- [Work instructions]: Write out each line word for word. Drop pictures.

<<<<

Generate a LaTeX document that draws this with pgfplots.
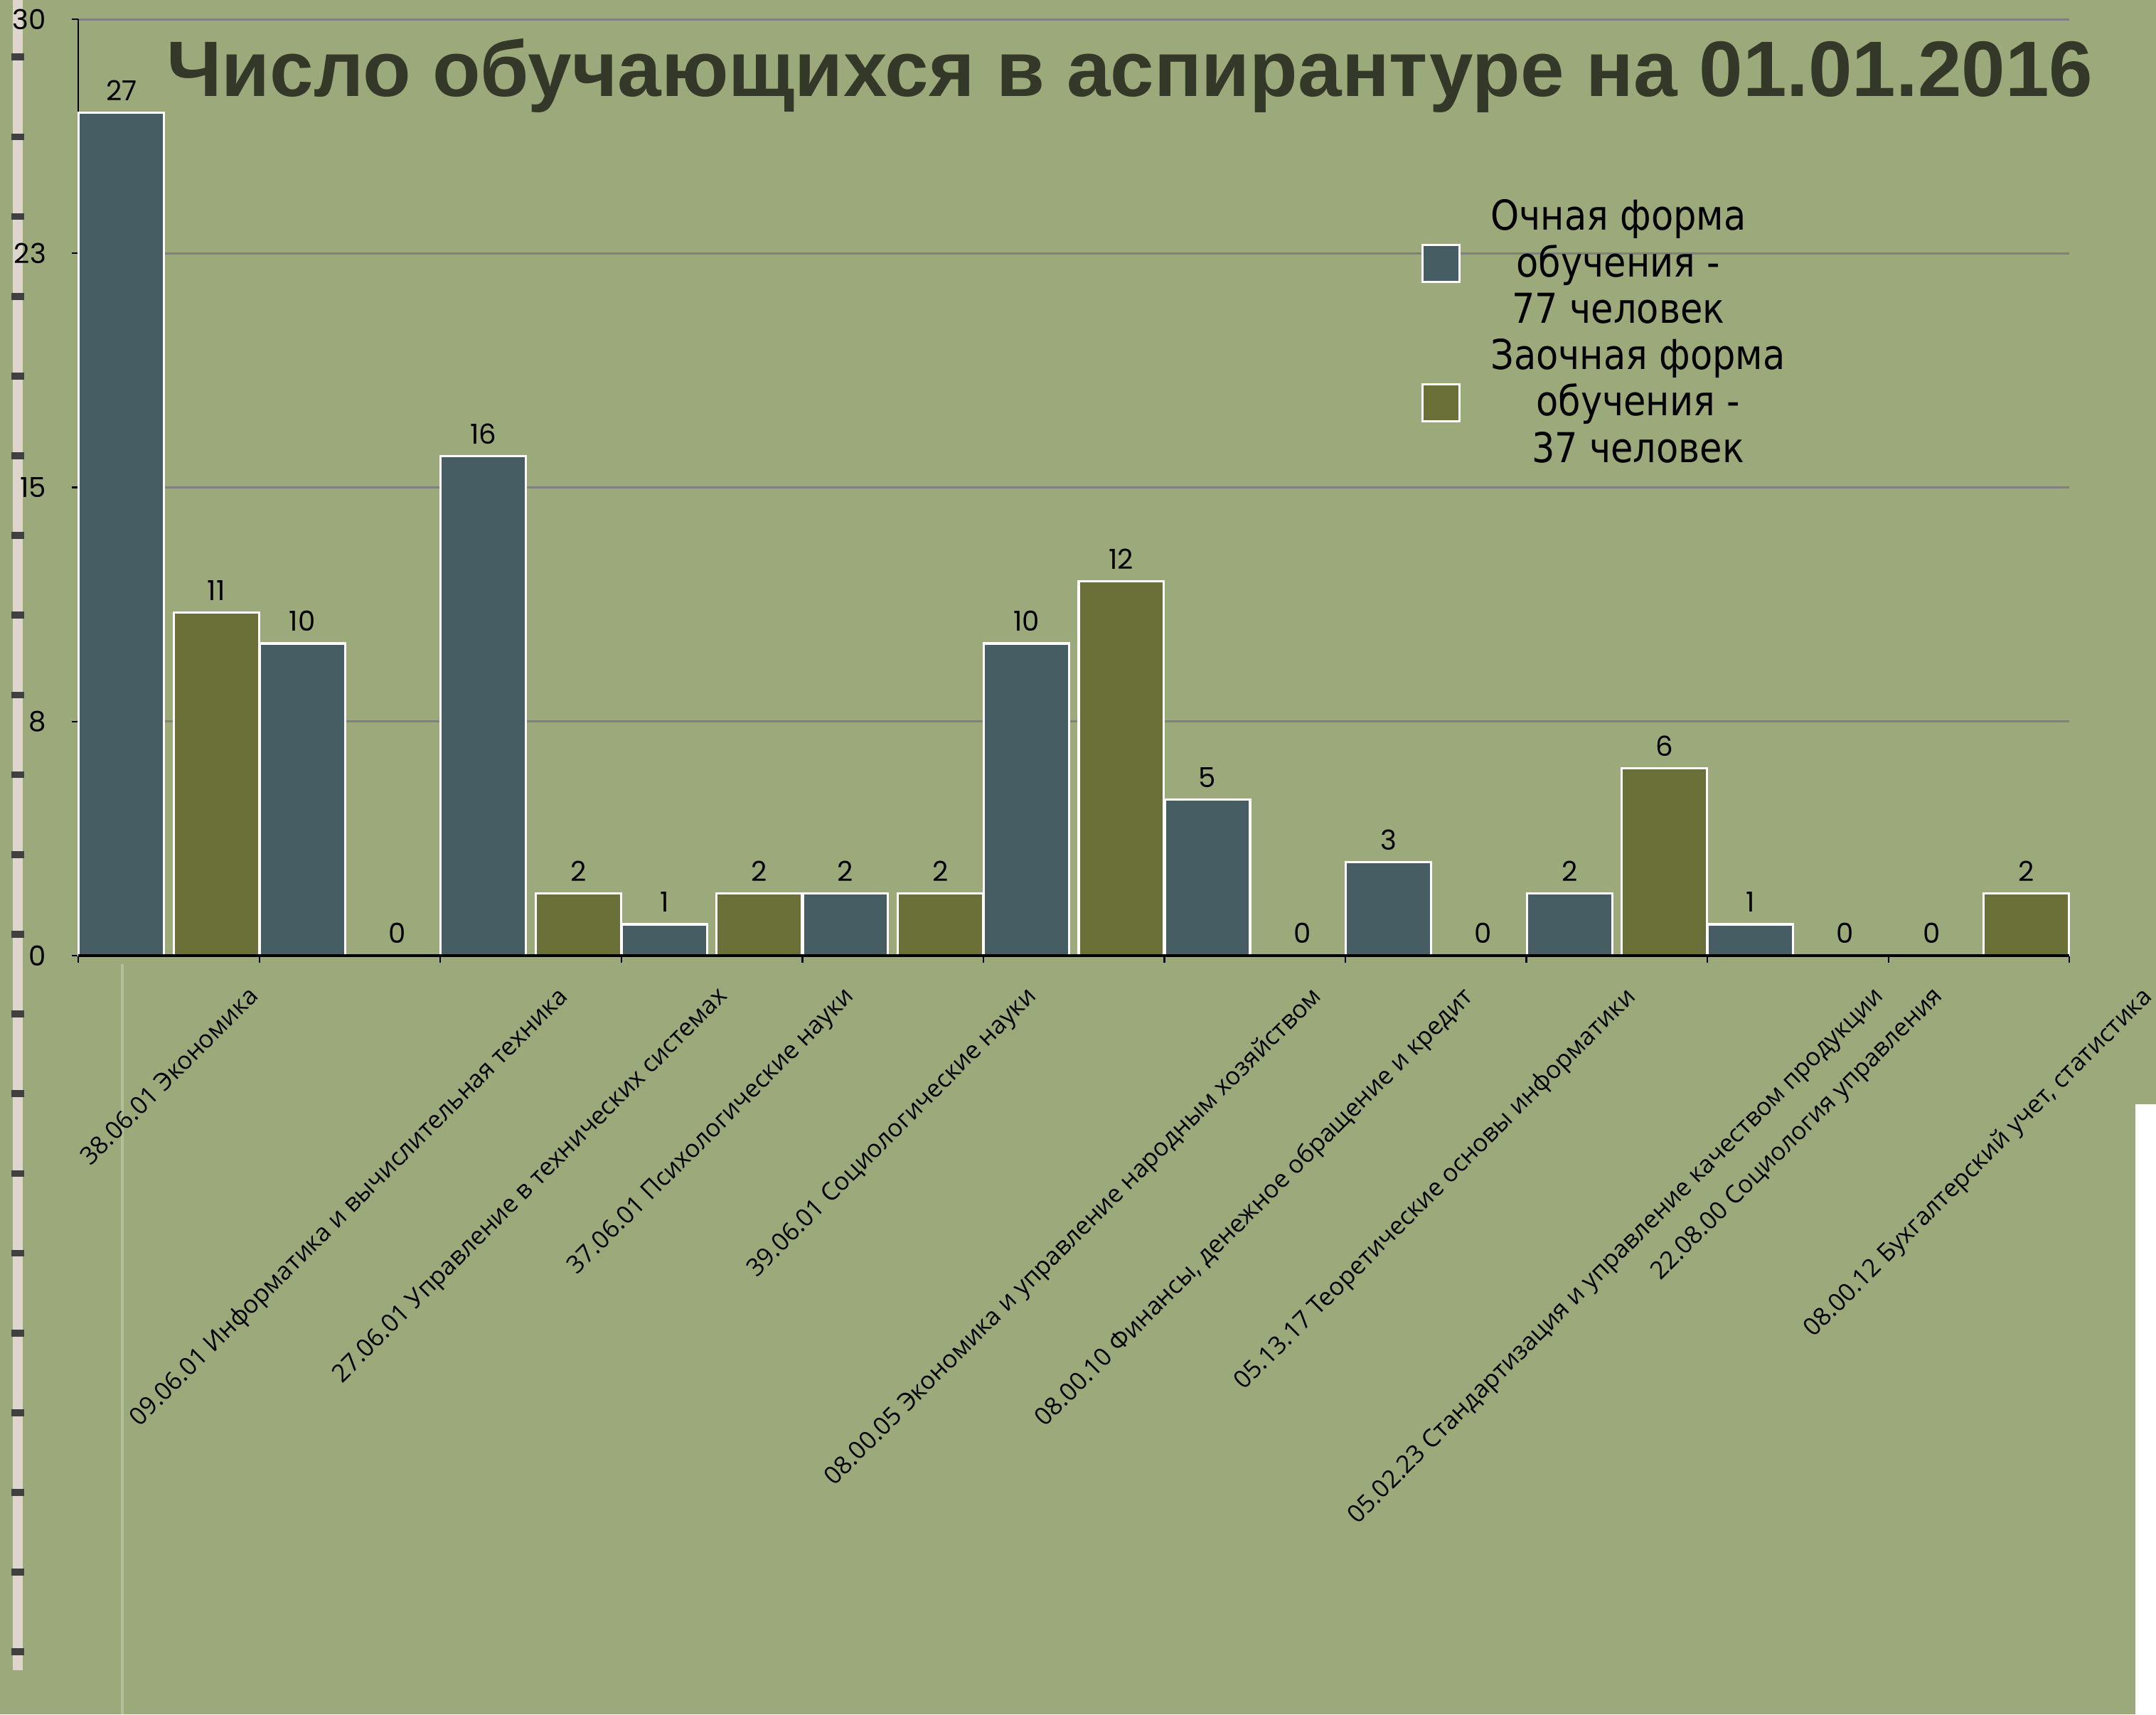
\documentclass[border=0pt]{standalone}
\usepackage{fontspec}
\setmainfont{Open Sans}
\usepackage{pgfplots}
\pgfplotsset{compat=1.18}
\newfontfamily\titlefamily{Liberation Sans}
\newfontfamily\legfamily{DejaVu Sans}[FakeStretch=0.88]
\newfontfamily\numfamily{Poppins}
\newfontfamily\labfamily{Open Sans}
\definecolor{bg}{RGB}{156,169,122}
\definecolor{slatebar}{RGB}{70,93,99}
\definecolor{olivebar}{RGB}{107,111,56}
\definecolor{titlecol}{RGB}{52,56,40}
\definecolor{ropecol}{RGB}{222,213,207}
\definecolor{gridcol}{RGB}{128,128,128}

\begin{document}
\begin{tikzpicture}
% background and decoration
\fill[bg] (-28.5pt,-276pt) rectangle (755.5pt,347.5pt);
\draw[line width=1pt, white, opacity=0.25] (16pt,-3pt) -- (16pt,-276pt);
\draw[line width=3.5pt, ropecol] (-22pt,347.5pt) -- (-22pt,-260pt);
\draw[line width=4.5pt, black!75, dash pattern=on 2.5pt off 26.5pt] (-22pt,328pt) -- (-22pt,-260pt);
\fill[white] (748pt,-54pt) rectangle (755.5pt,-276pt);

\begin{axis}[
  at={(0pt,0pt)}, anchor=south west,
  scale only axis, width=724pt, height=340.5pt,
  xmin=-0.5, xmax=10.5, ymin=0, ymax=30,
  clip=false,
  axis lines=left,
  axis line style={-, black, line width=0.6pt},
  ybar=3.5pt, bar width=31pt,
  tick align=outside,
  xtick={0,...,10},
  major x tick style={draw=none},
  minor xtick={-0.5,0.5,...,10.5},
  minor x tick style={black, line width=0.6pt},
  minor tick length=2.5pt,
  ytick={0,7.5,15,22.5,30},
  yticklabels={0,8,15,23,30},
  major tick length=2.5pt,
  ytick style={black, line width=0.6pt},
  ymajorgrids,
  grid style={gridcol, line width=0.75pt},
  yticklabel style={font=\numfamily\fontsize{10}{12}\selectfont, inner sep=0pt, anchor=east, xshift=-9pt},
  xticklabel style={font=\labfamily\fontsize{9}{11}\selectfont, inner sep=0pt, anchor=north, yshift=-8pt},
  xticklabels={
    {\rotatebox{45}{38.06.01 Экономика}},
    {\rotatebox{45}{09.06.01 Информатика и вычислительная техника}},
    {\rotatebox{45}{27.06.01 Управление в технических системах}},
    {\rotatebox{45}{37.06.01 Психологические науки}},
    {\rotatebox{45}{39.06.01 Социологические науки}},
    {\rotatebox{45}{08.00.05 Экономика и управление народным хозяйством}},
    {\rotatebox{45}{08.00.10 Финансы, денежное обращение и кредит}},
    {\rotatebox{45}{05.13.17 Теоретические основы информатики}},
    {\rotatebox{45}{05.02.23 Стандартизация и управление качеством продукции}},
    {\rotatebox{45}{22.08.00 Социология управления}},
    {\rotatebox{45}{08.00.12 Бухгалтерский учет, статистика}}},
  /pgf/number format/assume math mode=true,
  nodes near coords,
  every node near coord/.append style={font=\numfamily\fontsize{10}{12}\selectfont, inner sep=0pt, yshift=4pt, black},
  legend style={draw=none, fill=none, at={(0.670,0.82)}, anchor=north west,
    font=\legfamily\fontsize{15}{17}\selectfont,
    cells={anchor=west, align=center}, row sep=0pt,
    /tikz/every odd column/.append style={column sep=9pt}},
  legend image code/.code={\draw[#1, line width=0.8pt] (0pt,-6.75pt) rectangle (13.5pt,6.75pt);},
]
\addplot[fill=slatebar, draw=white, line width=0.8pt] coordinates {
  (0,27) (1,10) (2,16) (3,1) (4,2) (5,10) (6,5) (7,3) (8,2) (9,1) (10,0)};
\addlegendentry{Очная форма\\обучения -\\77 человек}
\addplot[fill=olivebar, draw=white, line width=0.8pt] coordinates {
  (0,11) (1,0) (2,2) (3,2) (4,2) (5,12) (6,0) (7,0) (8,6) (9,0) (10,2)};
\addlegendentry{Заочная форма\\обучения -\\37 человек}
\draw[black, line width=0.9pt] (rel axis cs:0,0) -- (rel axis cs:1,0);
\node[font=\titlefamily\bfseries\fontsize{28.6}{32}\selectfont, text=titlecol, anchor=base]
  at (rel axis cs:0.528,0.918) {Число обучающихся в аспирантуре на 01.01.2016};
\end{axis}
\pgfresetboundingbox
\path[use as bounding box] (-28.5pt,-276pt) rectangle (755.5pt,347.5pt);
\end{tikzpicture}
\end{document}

>>>>

- [The output]:
Generate a LaTeX document that draws this with pgfplots.
\documentclass[border=0pt]{standalone}
\usepackage{fontspec}
\setmainfont{Open Sans}
\usepackage{pgfplots}
\pgfplotsset{compat=1.18}
\newfontfamily\titlefamily{Liberation Sans}
\newfontfamily\legfamily{DejaVu Sans}[FakeStretch=0.88]
\newfontfamily\numfamily{Poppins}
\newfontfamily\labfamily{Open Sans}
\definecolor{bg}{RGB}{156,169,122}
\definecolor{slatebar}{RGB}{70,93,99}
\definecolor{olivebar}{RGB}{107,111,56}
\definecolor{titlecol}{RGB}{52,56,40}
\definecolor{ropecol}{RGB}{222,213,207}
\definecolor{gridcol}{RGB}{128,128,128}

\begin{document}
\begin{tikzpicture}
% background and decoration
\fill[bg] (-28.5pt,-276pt) rectangle (755.5pt,347.5pt);
\draw[line width=1pt, white, opacity=0.25] (16pt,-3pt) -- (16pt,-276pt);
\draw[line width=3.5pt, ropecol] (-22pt,347.5pt) -- (-22pt,-260pt);
\draw[line width=4.5pt, black!75, dash pattern=on 2.5pt off 26.5pt] (-22pt,328pt) -- (-22pt,-260pt);
\fill[white] (748pt,-54pt) rectangle (755.5pt,-276pt);

\begin{axis}[
  at={(0pt,0pt)}, anchor=south west,
  scale only axis, width=724pt, height=340.5pt,
  xmin=-0.5, xmax=10.5, ymin=0, ymax=30,
  clip=false,
  axis lines=left,
  axis line style={-, black, line width=0.6pt},
  ybar=3.5pt, bar width=31pt,
  tick align=outside,
  xtick={0,...,10},
  major x tick style={draw=none},
  minor xtick={-0.5,0.5,...,10.5},
  minor x tick style={black, line width=0.6pt},
  minor tick length=2.5pt,
  ytick={0,7.5,15,22.5,30},
  yticklabels={0,8,15,23,30},
  major tick length=2.5pt,
  ytick style={black, line width=0.6pt},
  ymajorgrids,
  grid style={gridcol, line width=0.75pt},
  yticklabel style={font=\numfamily\fontsize{10}{12}\selectfont, inner sep=0pt, anchor=east, xshift=-9pt},
  xticklabel style={font=\labfamily\fontsize{9}{11}\selectfont, inner sep=0pt, anchor=north, yshift=-8pt},
  xticklabels={
    {\rotatebox{45}{38.06.01 Экономика}},
    {\rotatebox{45}{09.06.01 Информатика и вычислительная техника}},
    {\rotatebox{45}{27.06.01 Управление в технических системах}},
    {\rotatebox{45}{37.06.01 Психологические науки}},
    {\rotatebox{45}{39.06.01 Социологические науки}},
    {\rotatebox{45}{08.00.05 Экономика и управление народным хозяйством}},
    {\rotatebox{45}{08.00.10 Финансы, денежное обращение и кредит}},
    {\rotatebox{45}{05.13.17 Теоретические основы информатики}},
    {\rotatebox{45}{05.02.23 Стандартизация и управление качеством продукции}},
    {\rotatebox{45}{22.08.00 Социология управления}},
    {\rotatebox{45}{08.00.12 Бухгалтерский учет, статистика}}},
  /pgf/number format/assume math mode=true,
  nodes near coords,
  every node near coord/.append style={font=\numfamily\fontsize{10}{12}\selectfont, inner sep=0pt, yshift=4pt, black},
  legend style={draw=none, fill=none, at={(0.670,0.82)}, anchor=north west,
    font=\legfamily\fontsize{15}{17}\selectfont,
    cells={anchor=west, align=center}, row sep=0pt,
    /tikz/every odd column/.append style={column sep=9pt}},
  legend image code/.code={\draw[#1, line width=0.8pt] (0pt,-6.75pt) rectangle (13.5pt,6.75pt);},
]
\addplot[fill=slatebar, draw=white, line width=0.8pt] coordinates {
  (0,27) (1,10) (2,16) (3,1) (4,2) (5,10) (6,5) (7,3) (8,2) (9,1) (10,0)};
\addlegendentry{Очная форма\\обучения -\\77 человек}
\addplot[fill=olivebar, draw=white, line width=0.8pt] coordinates {
  (0,11) (1,0) (2,2) (3,2) (4,2) (5,12) (6,0) (7,0) (8,6) (9,0) (10,2)};
\addlegendentry{Заочная форма\\обучения -\\37 человек}
\draw[black, line width=0.9pt] (rel axis cs:0,0) -- (rel axis cs:1,0);
\node[font=\titlefamily\bfseries\fontsize{28.6}{32}\selectfont, text=titlecol, anchor=base]
  at (rel axis cs:0.528,0.918) {Число обучающихся в аспирантуре на 01.01.2016};
\end{axis}
\pgfresetboundingbox
\path[use as bounding box] (-28.5pt,-276pt) rectangle (755.5pt,347.5pt);
\end{tikzpicture}
\end{document}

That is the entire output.